An error has led to HMRC overcharging UK pensioners. The number of those affected is thought to be 8.7million, with officials warning that people have paid an average of £5 more in tax than they needed to. This would mean as much as £43.5million would have been collected wrongly last year.
The government is aiming to roll out a fix later this summer. Bosses did not account for the yearly increase in the state pension under the triple lock. In 2025/26, the new pension was £230.25 a week, a rise from £221.20 in 2024/25.
Therefore, state pension income was registered at £9.05 higher than it should have been, meaning tax would increase by £1.81 for basic-rate tax payers, £3.62 for higher tax payers and £4 for additional rate taxpayers. The error impacted pensioners who pay income tax via self-assessment, as well as individuals who are still in employment who pay via pay as you earn (PAYE).

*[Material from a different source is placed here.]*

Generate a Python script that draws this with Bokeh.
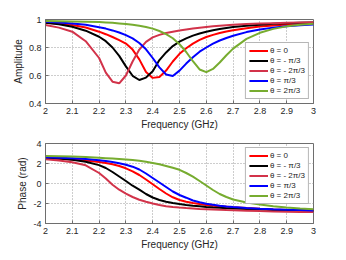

“We apologise to those affected by this error and are working at pace to fix the issue, although the impact is small with the difference in tax owed being around £5 in most cases,” an HMRC spokesperson said, according to The Independent.
Sir Mel Stride told The Sunday Times: “If HMRC have been charging millions of pensioners too much tax then questions need to be answered and the matter must be urgently put right.

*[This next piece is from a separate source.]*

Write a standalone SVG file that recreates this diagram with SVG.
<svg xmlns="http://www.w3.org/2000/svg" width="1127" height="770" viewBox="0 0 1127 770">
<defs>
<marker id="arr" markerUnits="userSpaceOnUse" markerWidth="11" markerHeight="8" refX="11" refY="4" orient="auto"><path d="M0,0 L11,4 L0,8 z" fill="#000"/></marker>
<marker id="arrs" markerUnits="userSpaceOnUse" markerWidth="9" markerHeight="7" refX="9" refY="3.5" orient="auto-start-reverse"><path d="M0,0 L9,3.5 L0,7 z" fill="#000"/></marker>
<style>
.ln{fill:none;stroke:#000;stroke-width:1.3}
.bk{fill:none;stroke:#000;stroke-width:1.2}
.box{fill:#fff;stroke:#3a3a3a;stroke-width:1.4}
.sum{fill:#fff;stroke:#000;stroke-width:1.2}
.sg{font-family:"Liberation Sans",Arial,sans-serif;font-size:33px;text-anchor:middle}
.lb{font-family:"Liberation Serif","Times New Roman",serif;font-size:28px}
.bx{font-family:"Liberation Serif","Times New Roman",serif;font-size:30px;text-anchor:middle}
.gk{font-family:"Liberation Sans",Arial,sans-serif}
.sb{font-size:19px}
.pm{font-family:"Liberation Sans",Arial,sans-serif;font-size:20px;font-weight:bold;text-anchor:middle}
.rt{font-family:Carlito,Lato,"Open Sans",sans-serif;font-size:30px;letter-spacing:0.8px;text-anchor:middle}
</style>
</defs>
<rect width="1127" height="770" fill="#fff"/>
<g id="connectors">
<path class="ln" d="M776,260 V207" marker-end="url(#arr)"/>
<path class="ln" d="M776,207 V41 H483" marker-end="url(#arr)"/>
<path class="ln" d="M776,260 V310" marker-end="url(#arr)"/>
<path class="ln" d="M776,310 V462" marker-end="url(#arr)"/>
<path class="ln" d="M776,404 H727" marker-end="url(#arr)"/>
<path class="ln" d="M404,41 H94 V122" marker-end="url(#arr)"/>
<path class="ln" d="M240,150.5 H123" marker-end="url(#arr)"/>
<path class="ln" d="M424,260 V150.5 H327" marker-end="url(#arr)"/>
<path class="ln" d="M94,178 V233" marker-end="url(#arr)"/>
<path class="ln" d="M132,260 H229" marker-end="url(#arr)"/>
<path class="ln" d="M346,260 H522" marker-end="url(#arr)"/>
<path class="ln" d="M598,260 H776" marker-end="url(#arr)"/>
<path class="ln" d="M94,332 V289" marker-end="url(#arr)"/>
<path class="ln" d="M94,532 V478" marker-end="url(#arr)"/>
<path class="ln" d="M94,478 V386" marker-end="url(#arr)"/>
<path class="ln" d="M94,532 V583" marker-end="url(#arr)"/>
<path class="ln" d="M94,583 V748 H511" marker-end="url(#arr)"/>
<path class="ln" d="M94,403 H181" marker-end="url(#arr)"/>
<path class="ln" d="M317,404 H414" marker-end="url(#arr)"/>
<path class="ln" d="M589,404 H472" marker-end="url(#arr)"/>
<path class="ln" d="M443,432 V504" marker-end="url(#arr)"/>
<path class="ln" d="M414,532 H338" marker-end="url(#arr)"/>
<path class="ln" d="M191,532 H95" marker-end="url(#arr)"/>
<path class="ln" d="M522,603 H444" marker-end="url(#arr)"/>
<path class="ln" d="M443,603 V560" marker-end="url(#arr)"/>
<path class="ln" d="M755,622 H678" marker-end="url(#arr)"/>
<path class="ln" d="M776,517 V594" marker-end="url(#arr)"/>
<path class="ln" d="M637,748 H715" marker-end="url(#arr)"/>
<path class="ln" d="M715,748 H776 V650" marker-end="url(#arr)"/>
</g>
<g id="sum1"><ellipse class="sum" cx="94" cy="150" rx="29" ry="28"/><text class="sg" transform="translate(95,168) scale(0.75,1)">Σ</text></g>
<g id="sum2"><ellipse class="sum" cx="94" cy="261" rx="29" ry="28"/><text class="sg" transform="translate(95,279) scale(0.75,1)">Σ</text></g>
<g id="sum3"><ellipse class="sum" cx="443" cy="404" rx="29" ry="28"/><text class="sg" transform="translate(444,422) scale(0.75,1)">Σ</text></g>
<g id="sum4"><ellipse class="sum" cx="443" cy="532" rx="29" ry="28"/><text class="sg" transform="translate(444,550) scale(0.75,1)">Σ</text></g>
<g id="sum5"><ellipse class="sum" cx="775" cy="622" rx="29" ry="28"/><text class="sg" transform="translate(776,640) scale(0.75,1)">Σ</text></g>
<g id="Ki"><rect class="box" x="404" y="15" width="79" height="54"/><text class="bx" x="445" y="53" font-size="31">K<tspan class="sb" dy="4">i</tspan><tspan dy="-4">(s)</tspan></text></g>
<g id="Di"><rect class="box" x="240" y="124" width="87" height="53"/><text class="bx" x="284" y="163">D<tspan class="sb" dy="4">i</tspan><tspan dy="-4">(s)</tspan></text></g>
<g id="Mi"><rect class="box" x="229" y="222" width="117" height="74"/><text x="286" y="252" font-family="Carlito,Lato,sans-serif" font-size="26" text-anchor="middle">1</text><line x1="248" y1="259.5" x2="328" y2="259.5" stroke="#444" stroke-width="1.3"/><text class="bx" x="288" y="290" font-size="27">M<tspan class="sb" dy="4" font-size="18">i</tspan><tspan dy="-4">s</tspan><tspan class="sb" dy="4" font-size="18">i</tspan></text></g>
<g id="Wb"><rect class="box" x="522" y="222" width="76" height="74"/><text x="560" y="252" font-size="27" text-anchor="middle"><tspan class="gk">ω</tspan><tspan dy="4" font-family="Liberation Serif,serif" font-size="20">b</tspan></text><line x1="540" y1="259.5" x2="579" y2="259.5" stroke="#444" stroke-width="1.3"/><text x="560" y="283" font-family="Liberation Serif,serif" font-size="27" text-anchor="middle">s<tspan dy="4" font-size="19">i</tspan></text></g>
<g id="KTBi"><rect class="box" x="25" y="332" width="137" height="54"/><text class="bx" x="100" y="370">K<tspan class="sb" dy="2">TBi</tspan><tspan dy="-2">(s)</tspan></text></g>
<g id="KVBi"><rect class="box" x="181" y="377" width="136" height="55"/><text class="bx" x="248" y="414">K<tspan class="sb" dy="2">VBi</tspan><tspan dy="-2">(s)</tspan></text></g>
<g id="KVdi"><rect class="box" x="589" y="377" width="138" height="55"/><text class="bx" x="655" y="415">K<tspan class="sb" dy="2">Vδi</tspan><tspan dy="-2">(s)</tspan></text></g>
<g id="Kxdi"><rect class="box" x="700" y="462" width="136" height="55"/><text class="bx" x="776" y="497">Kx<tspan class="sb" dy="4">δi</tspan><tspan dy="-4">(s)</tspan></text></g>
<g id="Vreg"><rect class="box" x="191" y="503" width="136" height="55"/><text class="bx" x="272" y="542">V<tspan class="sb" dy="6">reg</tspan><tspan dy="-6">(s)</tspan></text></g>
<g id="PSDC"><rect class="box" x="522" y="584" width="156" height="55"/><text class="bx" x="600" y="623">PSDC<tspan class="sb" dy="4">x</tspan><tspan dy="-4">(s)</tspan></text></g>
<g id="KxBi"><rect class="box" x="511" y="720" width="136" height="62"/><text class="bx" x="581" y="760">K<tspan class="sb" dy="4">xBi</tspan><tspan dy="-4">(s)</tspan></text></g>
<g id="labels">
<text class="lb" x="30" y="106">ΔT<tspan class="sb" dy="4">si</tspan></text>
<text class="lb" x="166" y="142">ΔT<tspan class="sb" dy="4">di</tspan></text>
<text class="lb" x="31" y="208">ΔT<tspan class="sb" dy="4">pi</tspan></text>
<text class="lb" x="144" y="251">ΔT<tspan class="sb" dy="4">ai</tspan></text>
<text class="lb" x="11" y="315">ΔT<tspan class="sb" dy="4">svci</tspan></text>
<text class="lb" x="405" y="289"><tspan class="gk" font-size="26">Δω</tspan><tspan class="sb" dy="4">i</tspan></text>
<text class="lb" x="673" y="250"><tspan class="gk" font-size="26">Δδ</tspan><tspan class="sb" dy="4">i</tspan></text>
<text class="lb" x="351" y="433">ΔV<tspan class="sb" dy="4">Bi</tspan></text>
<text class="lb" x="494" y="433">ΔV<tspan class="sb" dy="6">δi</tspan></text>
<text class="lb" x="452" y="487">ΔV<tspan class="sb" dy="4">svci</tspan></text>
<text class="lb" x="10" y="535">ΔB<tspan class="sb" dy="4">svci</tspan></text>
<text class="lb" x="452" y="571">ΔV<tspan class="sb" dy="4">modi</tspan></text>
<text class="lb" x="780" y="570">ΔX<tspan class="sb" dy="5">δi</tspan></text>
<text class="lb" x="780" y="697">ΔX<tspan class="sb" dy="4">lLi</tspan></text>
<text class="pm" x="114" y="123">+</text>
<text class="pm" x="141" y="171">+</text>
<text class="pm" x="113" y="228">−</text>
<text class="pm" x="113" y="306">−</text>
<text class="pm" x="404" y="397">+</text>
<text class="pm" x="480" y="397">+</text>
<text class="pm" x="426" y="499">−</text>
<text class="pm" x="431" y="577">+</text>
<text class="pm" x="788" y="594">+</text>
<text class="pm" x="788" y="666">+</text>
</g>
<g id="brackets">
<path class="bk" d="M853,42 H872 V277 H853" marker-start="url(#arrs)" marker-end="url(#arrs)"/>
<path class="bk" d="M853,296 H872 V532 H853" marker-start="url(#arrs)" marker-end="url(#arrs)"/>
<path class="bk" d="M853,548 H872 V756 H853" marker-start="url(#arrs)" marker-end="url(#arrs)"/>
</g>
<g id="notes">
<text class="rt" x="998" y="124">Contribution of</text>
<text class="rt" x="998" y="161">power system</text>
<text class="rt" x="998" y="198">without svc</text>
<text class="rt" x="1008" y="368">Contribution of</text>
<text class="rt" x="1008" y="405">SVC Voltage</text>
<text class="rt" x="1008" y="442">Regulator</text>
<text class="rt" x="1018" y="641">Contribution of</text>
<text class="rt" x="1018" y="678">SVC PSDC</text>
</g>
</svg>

“Ministers need to ascertain what has happened and what action is being taken to ensure these sorts of errors do not happen again.”

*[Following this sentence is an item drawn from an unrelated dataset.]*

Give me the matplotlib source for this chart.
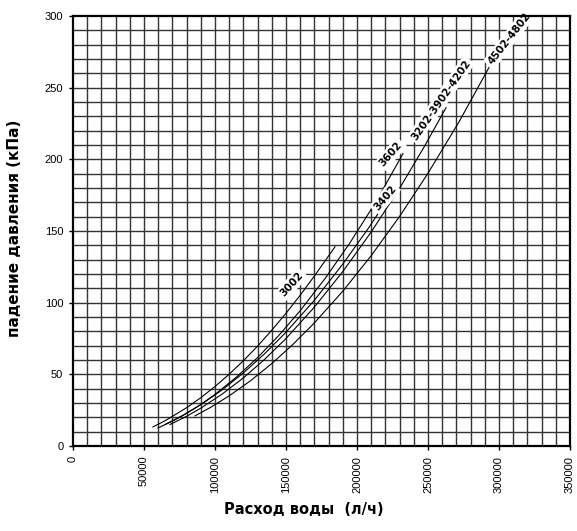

Government guidance reads: “If you go over your Personal Allowance and you have tax to pay, HMRC will send you a Simple Assessment tax bill.
“This will tell you how much you owe and how to pay it.
“After your first year of getting the State Pension, you’ll pay tax based on 52 weeks of payments each year.
“If your income is below your Personal Allowance, you usually will not need to pay tax.”
It added: “Your employer will usually take any tax you owe off your earnings, including any tax you owe on your pension.
“If you’re self-employed you must fill in a Self Assessment tax return at the end of the tax year. You must declare your overall income, including the State Pension and money from private pensions, for example your workplace pension.”
As regards other income, Brits must let HMRC know about any income they receive that is not from an employer or a pension. The government says: “You might have to fill in a Self Assessment tax return to report this.
“If you owe any tax on investment income, HMRC will send you a calculation telling you how much you owe and how to pay it.”